Upon termination or expiry of this Agreement for any reason whatsoever, the Client shall remain liable to pay all fees, commissions, success fees and expenses accrued or earned by the Service Provider up to the date of termination. Where any loan, credit facility or financial product is sanctioned, approved or disbursed pursuant to the efforts, introductions or facilitation of the Service Provider, whether prior to or after termination of this Agreement, the Service Provider shall remain entitled to its agreed fees or success-based remuneration, provided such sanction or disbursement arises from work performed during the subsistence of this Agreement.
Termination of this Agreement shall not affect any rights, obligations or liabilities of the Parties which have accrued prior to the date of termination, nor shall it affect the provisions which by their nature are intended to survive termination, including but not limited to confidentiality, payment obligations, limitation of liability, indemnity, governing law and dispute resolution.
The termination or expiry of this Agreement shall not be construed as a waiver of any right or remedy available to either Party under this Agreement or under Applicable Laws, and all such rights and remedies shall remain fully enforceable.
10. LIMITATION OF LIABILITY AND INDEMNITY
The Service Provider shall not be liable for indirect or consequential losses.
Its aggregate liability, if any, shall be limited to the fees actually received under this Agreement.
The Client shall indemnify the Service Provider against claims arising from incorrect information provided by the Client or violation of Applicable Laws.

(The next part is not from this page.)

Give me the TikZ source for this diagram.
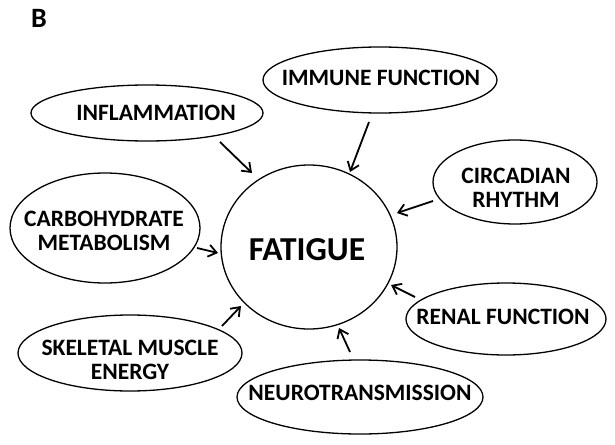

11. GOVERNING LAW AND DISPUTE RESOLUTION
This Agreement shall be governed by the laws of India. Any dispute arising out of or relating to this Agreement shall be resolved by arbitration under the Arbitration and Conciliation Act, 1996. The arbitration shall be conducted by a sole arbitrator, with the seat and venue at Patiala, India, and proceedings will be conducted in English.
12. MISCELLANEOUS
This Agreement constitutes the entire understanding between the Parties and supersedes all prior communications. Amendments shall be valid only if made in writing and signed by both Parties. If any provision is held invalid, the remaining provisions shall continue in force.